The piece to the left is a creative memoir about the story I mentioned in my introduction. This story is incredibly important to me, as it is my first memory of live theatre and it is the moment my grandmother and I fell out of touch.
It was hard for me to write since I wanted to avoid any sort of bitterness. Writing about events such as the moment when you and a family member lose touch is hard; it ends up sounding like you are vilifying that person. This was the first narrative I had to navigate my emotions as well as how I wanted the reader to interpret my words. This was a concern I had never had to think about before. It taught me to place myself in the present, and narrate my emotions at the time of the event.
In order to be the writer I aspired to be, I had to re-live those emotions, I also had to keep perspective as the person I am today. This proved to be my most challenging piece to write in college due to the importance it has in my life and the problems it presents when telling it. Up until this point in my education, my writing was analytical and passive making this piece challenging all around.
Writing a piece focused on memory helped me grow, as a person and a writer because it made me aware of how we tell stories and how those stories can be heard.

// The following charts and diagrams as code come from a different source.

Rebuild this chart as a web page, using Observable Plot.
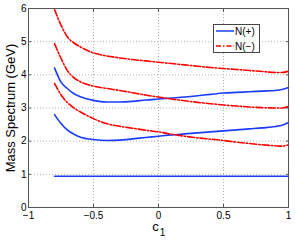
<!DOCTYPE html>
<html><head><meta charset="utf-8">
<script src="https://cdn.jsdelivr.net/npm/d3@7"></script>
<script src="https://cdn.jsdelivr.net/npm/@observablehq/plot@0.6"></script>
<style>
body{margin:0;background:#fff}
#chart{position:relative;width:295px;height:241px}
#chart svg{font-family:"Liberation Sans",Arial,Helvetica,sans-serif}
</style>
</head><body><div id="chart"></div>
<script>
// x values (c1)
const c1 = [-0.8, -0.75, -0.7, -0.65, -0.6, -0.5, -0.4, -0.3, -0.2, -0.1, 0, 0.1, 0.2, 0.3, 0.4, 0.5, 0.6, 0.7, 0.8, 0.9, 0.95, 1];

// N(+) states (GeV)
const nPlusGround = [0.94, 0.94, 0.94, 0.94, 0.94, 0.94, 0.94, 0.94, 0.94, 0.94, 0.94, 0.94, 0.94, 0.94, 0.94, 0.94, 0.94, 0.94, 0.94, 0.94, 0.94, 0.94];
const nPlusFirst  = [2.80, 2.53, 2.33, 2.21, 2.12, 2.05, 2.02, 2.03, 2.07, 2.11, 2.15, 2.19, 2.22, 2.25, 2.28, 2.31, 2.34, 2.37, 2.40, 2.44, 2.48, 2.56];
const nPlusSecond = [4.21, 3.78, 3.58, 3.43, 3.34, 3.23, 3.18, 3.18, 3.20, 3.24, 3.27, 3.30, 3.33, 3.37, 3.41, 3.45, 3.47, 3.49, 3.51, 3.53, 3.56, 3.62];

// N(-) states (GeV)
const nMinusFirst  = [3.74, 3.40, 3.16, 3.00, 2.88, 2.68, 2.53, 2.45, 2.39, 2.33, 2.28, 2.21, 2.15, 2.10, 2.06, 2.02, 1.97, 1.93, 1.89, 1.86, 1.85, 1.89];
const nMinusSecond = [4.94, 4.50, 4.12, 3.91, 3.79, 3.66, 3.59, 3.53, 3.46, 3.39, 3.33, 3.27, 3.22, 3.17, 3.13, 3.09, 3.06, 3.03, 3.01, 3.00, 3.00, 3.04];
const nMinusThird  = [5.97, 5.50, 5.14, 4.96, 4.84, 4.66, 4.57, 4.51, 4.46, 4.42, 4.38, 4.34, 4.30, 4.26, 4.22, 4.19, 4.16, 4.13, 4.10, 4.07, 4.07, 4.11];

const seriesNames = ["N(+)", "N(\u2212)"];
const xTicks = [-1, -0.5, 0, 0.5, 1];
const xTickLabels = ["\u22121", "\u22120.5", "0", "0.5", "1"];
const yTicks = [0, 1, 2, 3, 4, 5, 6];
const yTickLabels = ["0", "1", "2", "3", "4", "5", "6"];
const xGrid = [-0.5, 0, 0.5];
const yGrid = [1, 2, 3, 4, 5];
const xLabel = "c";
const xLabelSub = "1";
const yLabel = "Mass Spectrum (GeV)";

const curves = [
  {id: "p0", series: seriesNames[0], vals: nPlusGround},
  {id: "p1", series: seriesNames[0], vals: nPlusFirst},
  {id: "p2", series: seriesNames[0], vals: nPlusSecond},
  {id: "m1", series: seriesNames[1], vals: nMinusFirst},
  {id: "m2", series: seriesNames[1], vals: nMinusSecond},
  {id: "m3", series: seriesNames[1], vals: nMinusThird}
];
const rows = [];
for (const cv of curves) c1.forEach((x, i) => rows.push({x, y: cv.vals[i], id: cv.id, series: cv.series}));

const BLUE = "#1a3cff", RED = "#ff0000", DASH = "7,2,1.5,2";
const FONT = '"Liberation Sans",Arial,Helvetica,sans-serif';

const legendMark = (index, scales, values, dims) => {
  const g = d3.create("svg:g");
  const right = dims.width - dims.marginRight - 29;
  const w = 46, h = 28, left = right - w, top = dims.marginTop + 16;
  g.append("rect").attr("x", left + 0.5).attr("y", top + 0.5).attr("width", w).attr("height", h)
    .attr("fill", "#fff").attr("stroke", "#444").attr("stroke-width", 1);
  const items = [{name: seriesNames[0], color: BLUE, dash: null}, {name: seriesNames[1], color: RED, dash: "5,2,1.5,2"}];
  items.forEach((it, i) => {
    const yy = top + 7 + i * 15;
    g.append("line").attr("x1", left + 3).attr("x2", left + 21).attr("y1", yy).attr("y2", yy)
      .attr("stroke", it.color).attr("stroke-width", 1.5).attr("stroke-dasharray", it.dash);
    g.append("text").attr("x", left + 22).attr("y", yy).attr("dy", "0.35em")
      .attr("text-anchor", "start")
      .attr("font-size", 10).attr("font-family", FONT).attr("fill", "#000").text(it.name);
  });
  return g.node();
};

const plot = Plot.plot({
  width: 295,
  height: 241,
  marginTop: 8,
  marginBottom: 34,
  marginLeft: 28,
  marginRight: 7,
  style: {fontFamily: FONT, fontSize: "10px", color: "#000", background: "#fff"},
  x: {domain: [-1, 1]},
  y: {domain: [0, 6]},
  marks: [
    Plot.gridX(xGrid, {stroke: "#b0b0b0", strokeOpacity: 1, strokeDasharray: "1,2"}),
    Plot.gridY(yGrid, {stroke: "#b0b0b0", strokeOpacity: 1, strokeDasharray: "1,2"}),
    Plot.line(rows.filter(d => d.series === seriesNames[0]), {x: "x", y: "y", z: "id", stroke: BLUE, strokeWidth: 1.6, curve: "monotone-x"}),
    Plot.line(rows.filter(d => d.series === seriesNames[1]), {x: "x", y: "y", z: "id", stroke: RED, strokeWidth: 1.6, strokeDasharray: DASH, curve: "monotone-x"}),
    Plot.frame({stroke: "#555", strokeWidth: 1}),
    Plot.axisX(xTicks, {anchor: "bottom", tickSize: -3, tickPadding: 7, label: null, stroke: "#555", fontSize: 10,
      tickFormat: (d, i) => xTickLabels[xTicks.indexOf(d)]}),
    Plot.axisX(xTicks, {anchor: "top", tickSize: -3, text: null, label: null, stroke: "#555"}),
    Plot.axisY(yTicks, {anchor: "left", tickSize: -3, tickPadding: 5, label: null, stroke: "#555", fontSize: 10,
      tickFormat: d => yTickLabels[yTicks.indexOf(d)]}),
    Plot.axisY(yTicks, {anchor: "right", tickSize: -3, text: null, label: null, stroke: "#555"}),
    Plot.text([yLabel], {frameAnchor: "left", text: d => d, rotate: -90, dx: -18, fontSize: 13, textAnchor: "middle", fill: "#000"}),
    Plot.text([xLabel], {frameAnchor: "bottom", text: d => d, dx: -3, dy: 23, fontSize: 13, fill: "#000"}),
    Plot.text([xLabelSub], {frameAnchor: "bottom", text: d => d, dx: 4, dy: 28, fontSize: 10, fill: "#000"}),
    legendMark
  ]
});
document.getElementById("chart").appendChild(plot);
</script>
</body></html>
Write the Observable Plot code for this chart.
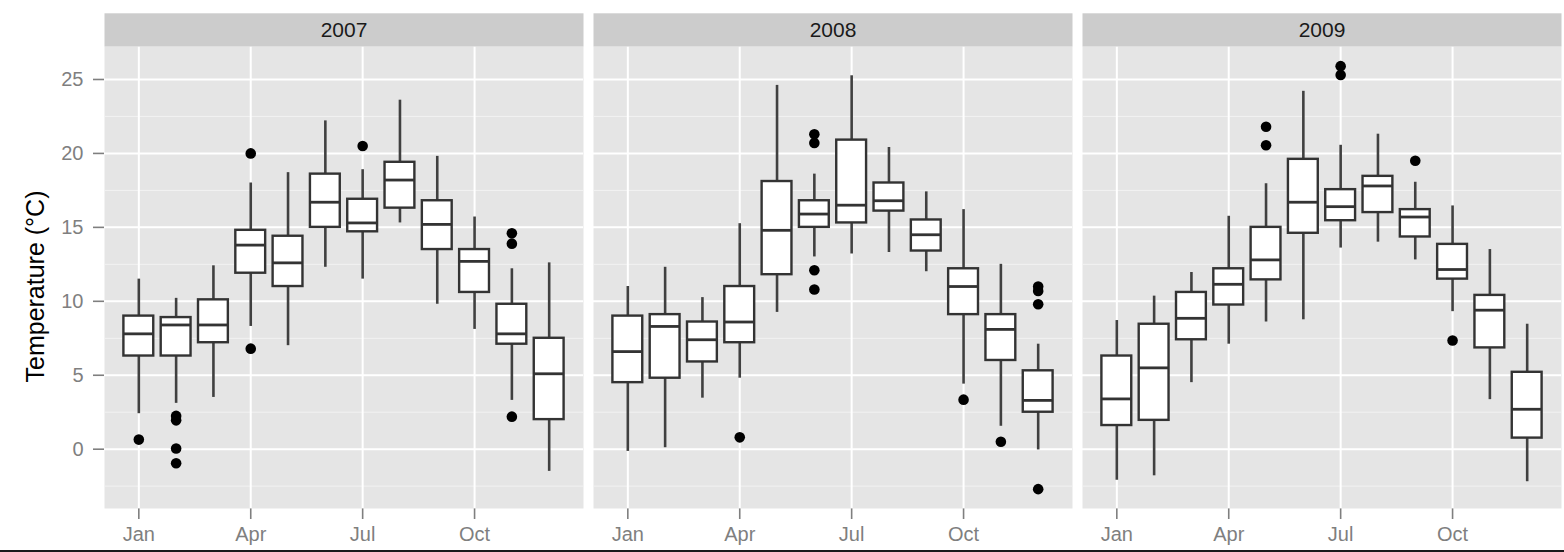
<!DOCTYPE html>
<html>
<head>
<meta charset="utf-8">
<script src="https://cdn.jsdelivr.net/npm/d3@7"></script>
<script src="https://cdn.jsdelivr.net/npm/@observablehq/plot@0.6"></script>
<style>
html, body { margin: 0; padding: 0; background: #ffffff; }
#wrap { position: relative; width: 1564px; height: 552px; overflow: hidden; }
#wrap svg { position: absolute; left: 0; top: 0; }
#edge { position: absolute; left: 0; top: 550px; width: 1564px; height: 2px; background: #1a1a1a; }
svg [aria-label$="axis tick"] { stroke-width: 1.6px; }
</style>
</head>
<body>
<div id="wrap"><div id="edge"></div></div>
<script>
// ---- data ----
const years = [2007, 2008, 2009];
const monthLabels = ["Jan", "Feb", "Mar", "Apr", "May", "Jun", "Jul", "Aug", "Sep", "Oct", "Nov", "Dec"];
const monthTicks = [1, 4, 7, 10];
const yTicks = [0, 5, 10, 15, 20, 25];
const yMinorTicks = [-2.5, 2.5, 7.5, 12.5, 17.5, 22.5];
const yTitle = "Temperature (°C)";

// one row per year (2007, 2008, 2009), one value per month Jan..Dec
const whiskerLow = [
  [2.4, 3.1, 3.5, 8.3, 7.0, 12.3, 11.5, 15.3, 9.8, 8.1, 3.3, -1.5],
  [-0.15, 0.1, 3.45, 4.8, 9.25, 13.0, 13.2, 13.3, 12.0, 4.4, 1.55, -0.05],
  [-2.1, -1.8, 4.5, 7.1, 8.6, 8.75, 13.6, 14.0, 12.8, 9.3, 3.35, -2.2]
];
const quartile1 = [
  [6.3, 6.3, 7.2, 11.9, 11.0, 15.0, 14.7, 16.3, 13.5, 10.6, 7.1, 2.0],
  [4.5, 4.8, 5.9, 7.2, 11.8, 15.0, 15.3, 16.1, 13.4, 9.1, 6.0, 2.5],
  [1.6, 1.95, 7.4, 9.75, 11.45, 14.6, 15.45, 16.0, 14.35, 11.5, 6.85, 0.75]
];
const median = [
  [7.8, 8.4, 8.4, 13.8, 12.6, 16.7, 15.3, 18.2, 15.2, 12.7, 7.8, 5.1],
  [6.6, 8.3, 7.4, 8.6, 14.8, 15.9, 16.5, 16.8, 14.5, 11.0, 8.1, 3.3],
  [3.4, 5.5, 8.85, 11.15, 12.8, 16.7, 16.4, 17.8, 15.7, 12.15, 9.4, 2.7]
];
const quartile3 = [
  [9.0, 8.9, 10.1, 14.8, 14.4, 18.6, 16.9, 19.4, 16.8, 13.5, 9.8, 7.5],
  [9.0, 9.1, 8.6, 11.0, 18.1, 16.8, 20.9, 18.0, 15.5, 12.2, 9.1, 5.3],
  [6.3, 8.45, 10.6, 12.2, 15.0, 19.6, 17.55, 18.45, 16.2, 13.85, 10.4, 5.2]
];
const whiskerHigh = [
  [11.5, 10.2, 12.4, 18.0, 18.7, 22.2, 18.9, 23.6, 19.8, 15.7, 12.2, 12.6],
  [11.0, 12.3, 10.25, 15.25, 24.6, 18.6, 25.25, 20.4, 17.4, 16.2, 12.5, 7.1],
  [8.7, 10.35, 11.95, 15.75, 17.95, 24.2, 20.55, 21.3, 18.05, 16.45, 13.5, 8.45]
];
// outliers: [year, month, value]
const outlierPoints = [
  [2007, 1, 0.65], [2007, 2, 2.25], [2007, 2, 1.95], [2007, 2, 0.05], [2007, 2, -0.95],
  [2007, 4, 20.0], [2007, 4, 6.8], [2007, 7, 20.5], [2007, 11, 14.6], [2007, 11, 13.9], [2007, 11, 2.2],
  [2008, 4, 0.8], [2008, 6, 21.3], [2008, 6, 20.7], [2008, 6, 12.1], [2008, 6, 10.8],
  [2008, 10, 3.35], [2008, 11, 0.5], [2008, 12, 11.0], [2008, 12, 10.7], [2008, 12, 9.8], [2008, 12, -2.7],
  [2009, 5, 21.8], [2009, 5, 20.55], [2009, 7, 25.9], [2009, 7, 25.3], [2009, 9, 19.5], [2009, 10, 7.35]
];

// ---- build tables for Plot ----
const boxes = years.flatMap((year, i) => monthLabels.map((m, j) => ({
  year, month: j + 1,
  lo: whiskerLow[i][j], q1: quartile1[i][j], med: median[i][j], q3: quartile3[i][j], hi: whiskerHigh[i][j]
})));
const outliers = outlierPoints.map(([year, month, value]) => ({year, month, value}));

const halfBox = 0.4;
const boxStroke = "#333333";
const whiskerStroke = "#404040";
const font = "'Liberation Sans', Arial, Helvetica, sans-serif";

const plot = Plot.plot({
  width: 1564,
  height: 552,
  marginLeft: 103,
  marginRight: 1,
  marginTop: 46,
  marginBottom: 44,
  style: {fontFamily: font, fontSize: "20px", color: "#7f7f7f", background: "transparent", overflow: "visible"},
  fx: {domain: years, axis: null, label: null, paddingInner: 10 / 490, paddingOuter: 0},
  x: {domain: [0.08, 12.92], ticks: monthTicks, tickFormat: d => monthLabels[d - 1], tickSize: 11, tickPadding: 7, label: null},
  y: {domain: [-4.01, 27.23], ticks: yTicks, tickSize: 11, tickPadding: 10, label: null},
  marks: [
    Plot.frame({fill: "#e5e5e5", stroke: "none"}),
    Plot.ruleY(yMinorTicks, {stroke: "#f2f2f2", strokeWidth: 1}),
    Plot.ruleY(yTicks, {stroke: "#ffffff", strokeWidth: 2}),
    Plot.ruleX(monthTicks, {stroke: "#ffffff", strokeWidth: 2}),
    Plot.ruleX(boxes, {fx: "year", x: "month", y1: "lo", y2: "q1", stroke: whiskerStroke, strokeWidth: 2.6}),
    Plot.ruleX(boxes, {fx: "year", x: "month", y1: "q3", y2: "hi", stroke: whiskerStroke, strokeWidth: 2.6}),
    Plot.rect(boxes, {fx: "year", x1: d => d.month - halfBox, x2: d => d.month + halfBox, y1: "q1", y2: "q3",
      fill: "#ffffff", stroke: boxStroke, strokeWidth: 2.4}),
    Plot.ruleY(boxes, {fx: "year", y: "med", x1: d => d.month - halfBox, x2: d => d.month + halfBox,
      stroke: boxStroke, strokeWidth: 2.8}),
    Plot.dot(outliers, {fx: "year", x: "month", y: "value", r: 5.3, fill: "#000000", stroke: "none"})
  ]
});

const wrap = document.getElementById("wrap");
wrap.insertBefore(plot, wrap.firstChild);

// ---- facet strips and y title, placed from the rendered panel backgrounds ----
const svg = d3.select(plot);
const svgBox = plot.getBoundingClientRect();
const panels = [];
plot.querySelectorAll("rect").forEach(node => {
  if (getComputedStyle(node).fill === "rgb(229, 229, 229)") {
    const r = node.getBoundingClientRect();
    panels.push({x: r.left - svgBox.left, y: r.top - svgBox.top, w: r.width, h: r.height});
  }
});
panels.sort((a, b) => a.x - b.x);
const stripTop = 13.3;
panels.forEach((p, i) => {
  svg.append("rect")
    .attr("x", p.x).attr("y", stripTop)
    .attr("width", p.w).attr("height", p.y - stripTop)
    .attr("fill", "#cccccc");
  svg.append("text")
    .attr("x", p.x + p.w / 2).attr("y", (stripTop + p.y) / 2)
    .attr("text-anchor", "middle").attr("dominant-baseline", "central")
    .attr("fill", "#1a1a1a").attr("font-family", font).attr("font-size", 21)
    .text(years[i]);
});
const first = panels[0];
svg.append("text")
  .attr("transform", `translate(44,${first.y + first.h / 2 + 9}) rotate(-90)`)
  .attr("text-anchor", "middle")
  .attr("fill", "#000000").attr("font-family", font).attr("font-size", 25)
  .text(yTitle);
</script>
</body>
</html>
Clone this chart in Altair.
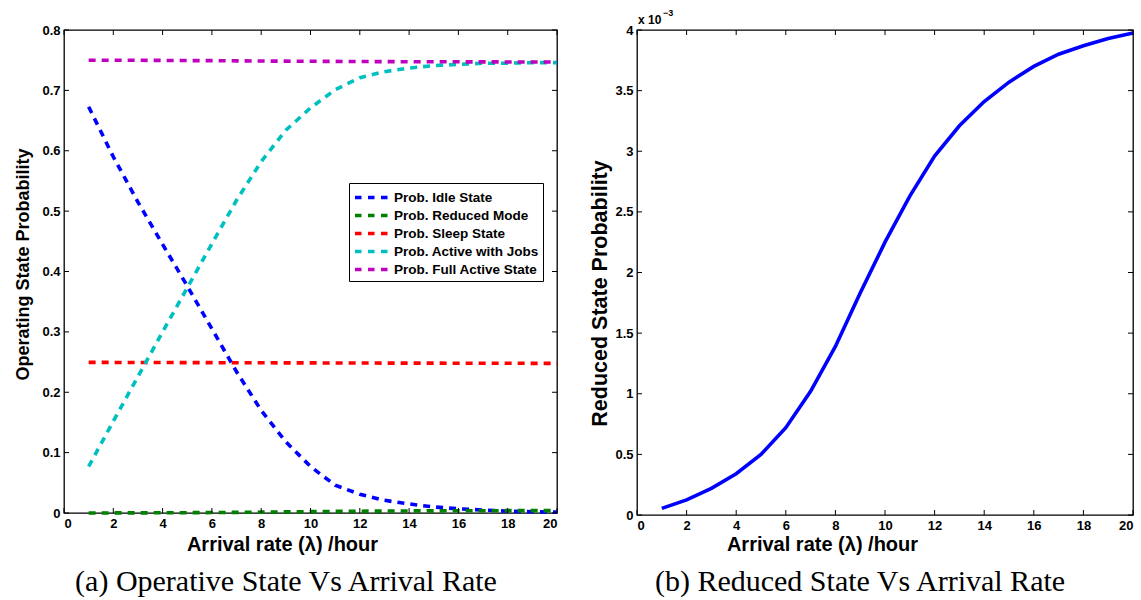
import altair as alt
import pandas as pd

# ---------------- data ----------------
lam = list(range(1, 21))

p_idle = [0.673, 0.590, 0.515, 0.445, 0.376, 0.305, 0.234, 0.170, 0.118, 0.077,
          0.046, 0.031, 0.021, 0.015, 0.010, 0.007, 0.005, 0.003, 0.002, 0.0015]
p_active = [0.077, 0.152, 0.226, 0.300, 0.373, 0.446, 0.518, 0.582, 0.634, 0.671,
            0.701, 0.721, 0.731, 0.737, 0.741, 0.743, 0.745, 0.745, 0.746, 0.746]
p_sleep = [0.2495, 0.2494, 0.2493, 0.2492, 0.2491, 0.2490, 0.2489, 0.2488, 0.2487, 0.2486,
           0.2485, 0.2484, 0.2483, 0.2482, 0.2482, 0.2481, 0.2480, 0.2480, 0.2479, 0.2479]
p_full = [0.7500, 0.7499, 0.7498, 0.7496, 0.7494, 0.7492, 0.7489, 0.7486, 0.7484, 0.7482,
          0.7480, 0.7478, 0.7476, 0.7475, 0.7474, 0.7473, 0.7472, 0.7471, 0.7471, 0.7470]
# reduced-state probability, in units of 1e-3 (as on the right axis)
p_reduced_e3 = [0.055, 0.125, 0.22, 0.34, 0.50, 0.72, 1.02, 1.39, 1.83, 2.25,
                2.63, 2.96, 3.21, 3.41, 3.57, 3.70, 3.80, 3.87, 3.93, 3.975]

series_names = ["Prob. Idle State", "Prob. Reduced Mode", "Prob. Sleep State",
                "Prob. Active with Jobs", "Prob. Full Active State"]
series_colors = ["#0000FF", "#008000", "#FF0000", "#00BFBF", "#BF00BF"]

x_ticks = [0, 2, 4, 6, 8, 10, 12, 14, 16, 18, 20]
left_y_ticks = [0, 0.1, 0.2, 0.3, 0.4, 0.5, 0.6, 0.7, 0.8]
right_y_ticks = [0, 0.5, 1, 1.5, 2, 2.5, 3, 3.5, 4]

x_title = "Arrival rate (λ) /hour"
left_y_title = "Operating State Probability"
right_y_title = "Reduced State Probability"
caption_a = "(a) Operative State Vs Arrival Rate"
caption_b = "(b) Reduced State Vs Arrival Rate"
exp_base = "x 10"
exp_power = "−3"

# ---------------- tables ----------------
left_series = [p_idle, [v * 1e-3 for v in p_reduced_e3], p_sleep, p_active, p_full]
rows = []
for k, (name, vals) in enumerate(zip(series_names, left_series)):
    for xv, yv in zip(lam, vals):
        rows.append({"x": xv, "y": yv, "series": name, "k": k})
df_left = pd.DataFrame(rows)
df_right = pd.DataFrame({"x": lam, "y": p_reduced_e3})

LW, LH = 493, 483
RW, RH = 496, 485
FONT = "Liberation Sans"
SERIF = "Liberation Serif"
LINE_W = 3.6


def x_axis(title_x, title_y):
    return alt.Axis(title=x_title, values=x_ticks, format="~g", grid=False, domain=False,
                    ticks=False, tickSize=0, labelFont=FONT, labelFontWeight="bold",
                    labelFontSize=13, labelPadding=4, labelColor="black",
                    titleFont=FONT, titleFontWeight="bold", titleFontSize=20,
                    titleColor="black", titleX=title_x, titleY=title_y,
                    titleAlign="center", titleBaseline="middle")


def y_axis(title, values, title_x, title_y, size):
    return alt.Axis(title=title, values=values, format="~g", grid=False, domain=False,
                    ticks=False, tickSize=0, labelFont=FONT, labelFontWeight="bold",
                    labelFontSize=13, labelPadding=4, labelColor="black",
                    titleFont=FONT, titleFontWeight="bold", titleFontSize=size,
                    titleColor="black", titleX=title_x, titleY=title_y,
                    titleAlign="center", titleBaseline="middle")


def tick_layers(xs, ys, xenc, yenc, W, H):
    tx = pd.DataFrame({"x": xs})
    ty = pd.DataFrame({"y": ys})
    base_x = alt.Chart(tx).mark_rule(color="black", strokeWidth=1)
    base_y = alt.Chart(ty).mark_rule(color="black", strokeWidth=1)
    return [
        base_x.encode(x=xenc, y=alt.value(H), y2=alt.value(H - 5)),
        base_x.encode(x=xenc, y=alt.value(0), y2=alt.value(5)),
        base_y.encode(y=yenc, x=alt.value(0), x2=alt.value(5)),
        base_y.encode(y=yenc, x=alt.value(W - 5), x2=alt.value(W)),
    ]


# ---------------- left panel ----------------
lx = alt.X("x:Q", scale=alt.Scale(domain=[0, 20], nice=False), axis=x_axis(218, 31.5))
ly = alt.Y("y:Q", scale=alt.Scale(domain=[0, 0.8], nice=False),
           axis=y_axis(left_y_title, left_y_ticks, -41, 234, 18))

left_lines = alt.Chart(df_left).mark_line(strokeDash=[7, 6], strokeWidth=LINE_W).encode(
    x=lx, y=ly,
    color=alt.Color("series:N",
                    scale=alt.Scale(domain=series_names, range=series_colors),
                    legend=alt.Legend(title=None, orient="none", legendX=285, legendY=153,
                                      fillColor="white", strokeColor="black", padding=4,
                                      symbolType="M-2,0H2", symbolStrokeWidth=LINE_W,
                                      symbolDash=[6.5, 6.5], symbolSize=289,
                                      symbolFillColor="transparent",
                                      labelFont=FONT, labelFontWeight="bold",
                                      labelFontSize=13.5, labelColor="black",
                                      rowPadding=0, labelOffset=11.5, symbolOffset=8.5)),
    order="k:Q",
)

left_caption = alt.Chart(pd.DataFrame({"t": [caption_a]})).mark_text(
    font=SERIF, fontSize=30, align="center", baseline="middle", color="black"
).encode(x=alt.value(222), y=alt.value(552), text="t:N")

left = alt.layer(left_lines, *tick_layers(x_ticks, left_y_ticks, lx, ly, LW, LH),
                 left_caption).properties(width=LW, height=LH)

# ---------------- right panel ----------------
rx = alt.X("x:Q", scale=alt.Scale(domain=[0, 20], nice=False), axis=x_axis(185, 29.5))
ry = alt.Y("y:Q", scale=alt.Scale(domain=[0, 4], nice=False),
           axis=y_axis(right_y_title, right_y_ticks, -37, 263, 21.5))

right_line = alt.Chart(df_right).mark_line(color="#0000FF", strokeWidth=LINE_W).encode(x=rx, y=ry)

right_caption = alt.Chart(pd.DataFrame({"t": [caption_b]})).mark_text(
    font=SERIF, fontSize=30, align="center", baseline="middle", color="black"
).encode(x=alt.value(223), y=alt.value(552), text="t:N")

exp_a = alt.Chart(pd.DataFrame({"t": [exp_base]})).mark_text(
    font=FONT, fontSize=12, fontWeight="bold", align="left", baseline="alphabetic", color="black"
).encode(x=alt.value(1), y=alt.value(-6), text="t:N")
exp_b = alt.Chart(pd.DataFrame({"t": [exp_power]})).mark_text(
    font=FONT, fontSize=9, fontWeight="bold", align="left", baseline="alphabetic", color="black"
).encode(x=alt.value(26), y=alt.value(-14), text="t:N")

right = alt.layer(right_line, *tick_layers(x_ticks, right_y_ticks, rx, ry, RW, RH),
                  right_caption, exp_a, exp_b).properties(width=RW, height=RH)

chart = alt.hconcat(left, right, spacing=80, bounds="flush").resolve_legend(
    color="independent"
).properties(
    padding={"left": 13, "top": 8, "right": 0, "bottom": 0},
    background="white",
).configure_view(stroke="black", strokeWidth=1.3)

chart.save("out.html", embed_options={"renderer": "svg", "actions": False})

The paper on the right was also a challenge; however, for the absolute opposite reason. My passion and my love for writing comes from books. I have never read a book and thought "gee, that was good" and set it down. Since I was little I would read a story and then take it apart. Of course, it was never formal analysis, it was just what I did with every book I touched. This is why I became an English major, to read and write about the stories I feel most passionately about; however, as it is in college you are required to take classes outside your major. I had the unfortunate pleasure to be enrolled in a science class, which ended up making me a better writer.
At this point in my career, I had written play adaptations, analyzed adaptations, analyzed novels, written memoir, written linguistic experimental write-ups, as well as newspaper articles. I had no idea how to write a scientific advocacy paper.
The guidelines were simple, pick an environmental cause and argue one of the sides of the argument. The kicker? I was to use little to no quotations. I have never written a paper where I don't flood my prose with evidentiary quotes.
This paper taught me to analyze how I argue, how I articulate ideas, and how to use information without citing everything I say.